-- What you should do --
Copy the lines of the data below exactly, starting at the first and stopping after the line that contains "import seaborn as sns"; include no pictures.

-- Given data --
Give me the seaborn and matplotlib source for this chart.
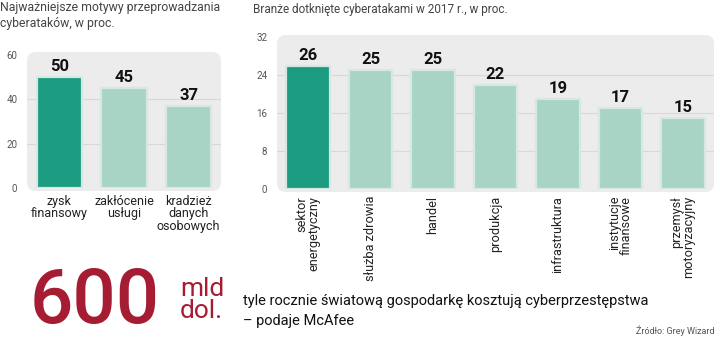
import matplotlib
matplotlib.use("Agg")
import matplotlib.pyplot as plt
from matplotlib.patches import FancyBboxPatch
import seaborn as sns

# ---- data ----
left_title = "Najważniejsze motywy przeprowadzania\ncyberataków, w proc."
left_cats = ["zysk\nfinansowy", "zakłócenie\nusługi", "kradzież\ndanych\nosobowych"]
left_vals = [50, 45, 37]
left_ticks = [0, 20, 40, 60]

right_title = "Branże dotknięte cyberatakami w 2017 r., w proc."
right_cats = ["sektor\nenergetyczny", "służba zdrowia", "handel", "produkcja",
              "infrastruktura", "instytucje\nfinansowe", "przemysł\nmotoryzacyjny"]
right_vals = [26, 25, 25, 22, 19, 17, 15]
right_ticks = [0, 8, 16, 24, 32]

DARK = "#1b9b82"
LIGHT = "#a7d4c5"
BG = "#ececec"
RED = "#a61c33"

sns.set_theme(style="white")
plt.rcParams["font.family"] = ["Roboto", "DejaVu Sans"]

W, H = 720, 339
fig = plt.figure(figsize=(7.2, 3.39), dpi=100)
fig.patch.set_facecolor("white")


def px_axes(x0, y_top, x1, y_bot):
    ax = fig.add_axes([x0 / W, 1 - y_bot / H, (x1 - x0) / W, (y_bot - y_top) / H])
    ax.set_zorder(2)
    return ax


def bg_patch(x0, y_top, x1, y_bot):
    r = 9
    p = FancyBboxPatch((x0 / W, 1 - y_bot / H), (x1 - x0) / W, (y_bot - y_top) / H,
                       boxstyle=f"round,pad=0,rounding_size={r / W}",
                       mutation_aspect=W / H, transform=fig.transFigure,
                       facecolor=BG, edgecolor="none", zorder=-5)
    fig.patches.append(p)


def draw(ax, cats, vals, ticks, width, rotate):
    colors = [DARK] + [LIGHT] * (len(cats) - 1)
    sns.barplot(x=cats, y=vals, hue=cats, palette=colors, legend=False,
                width=width, ax=ax, saturation=1, zorder=3)
    for p in ax.patches:
        p.set_edgecolor("#d6e8e1")
        p.set_linewidth(1.6)
        p.set_joinstyle("round")
    ax.set_facecolor("none")
    ax.patch.set_alpha(0)
    ax.set_xlim(-0.5, len(cats) - 0.5)
    ax.set_ylim(0, ticks[-1])
    for t in ticks[1:-1]:
        ax.axhline(t, color="#d9d9d9", lw=0.8, zorder=1)
    ax.set_yticks(ticks)
    ax.set_yticklabels([str(t) for t in ticks], fontsize=7, color="#555555")
    ax.tick_params(axis="y", length=0, pad=7)
    ax.tick_params(axis="x", length=0, pad=5)
    for s in ax.spines.values():
        s.set_visible(False)
    ax.set_xlabel("")
    ax.set_ylabel("")
    for i, v in enumerate(vals):
        ax.annotate(str(v), (i, v), xytext=(0, 2), textcoords="offset points",
                    ha="center", va="bottom", fontsize=12, fontweight="bold",
                    color="#111111", zorder=5)
    ax.set_xticks(range(len(cats)))
    if rotate:
        ax.set_xticklabels(cats, rotation=90, ha="center", va="top",
                           multialignment="right", fontsize=9.2, color="#222222",
                           linespacing=0.9)
    else:
        ax.set_xticklabels(cats, fontsize=9, color="#222222", linespacing=0.95)


# left chart
bg_patch(27, 52, 221, 191)
axL = px_axes(27, 55, 221, 188)
draw(axL, left_cats, left_vals, left_ticks, 0.7, False)

# right chart
bg_patch(277, 35, 714, 192)
axR = px_axes(277, 37, 714, 189)
draw(axR, right_cats, right_vals, right_ticks, 0.7, True)

# titles
fig.text(0 / W, 1 - 1 / H, left_title, ha="left", va="top", fontsize=8.8,
         color="#444444", linespacing=1.3)
fig.text(253 / W, 1 - 3 / H, right_title, ha="left", va="top", fontsize=8.5,
         color="#444444")

# bottom callout
fig.text(30 / W, 1 - 323 / H, "600", ha="left", va="baseline", fontsize=55,
         color=RED, fontweight="medium")
fig.text(180 / W, 1 - 296 / H, "mld", ha="left", va="baseline", fontsize=19,
         color=RED)
fig.text(180 / W, 1 - 318 / H, "dol.", ha="left", va="baseline", fontsize=19,
         color=RED)
fig.text(243 / W, 1 - 305 / H, "tyle rocznie światową gospodarkę kosztują cyberprzestępstwa",
         ha="left", va="baseline", fontsize=10.5, color="#111111")
fig.text(243 / W, 1 - 325 / H, "– podaje McAfee",
         ha="left", va="baseline", fontsize=10.5, color="#111111")
fig.text(714 / W, 1 - 334 / H, "Źródło: Grey Wizard", ha="right", va="baseline",
         fontsize=6.5, color="#555555")

fig.savefig("out.png", dpi=100, facecolor="white")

-- Response below --
Give me the seaborn and matplotlib source for this chart.
import matplotlib
matplotlib.use("Agg")
import matplotlib.pyplot as plt
from matplotlib.patches import FancyBboxPatch
import seaborn as sns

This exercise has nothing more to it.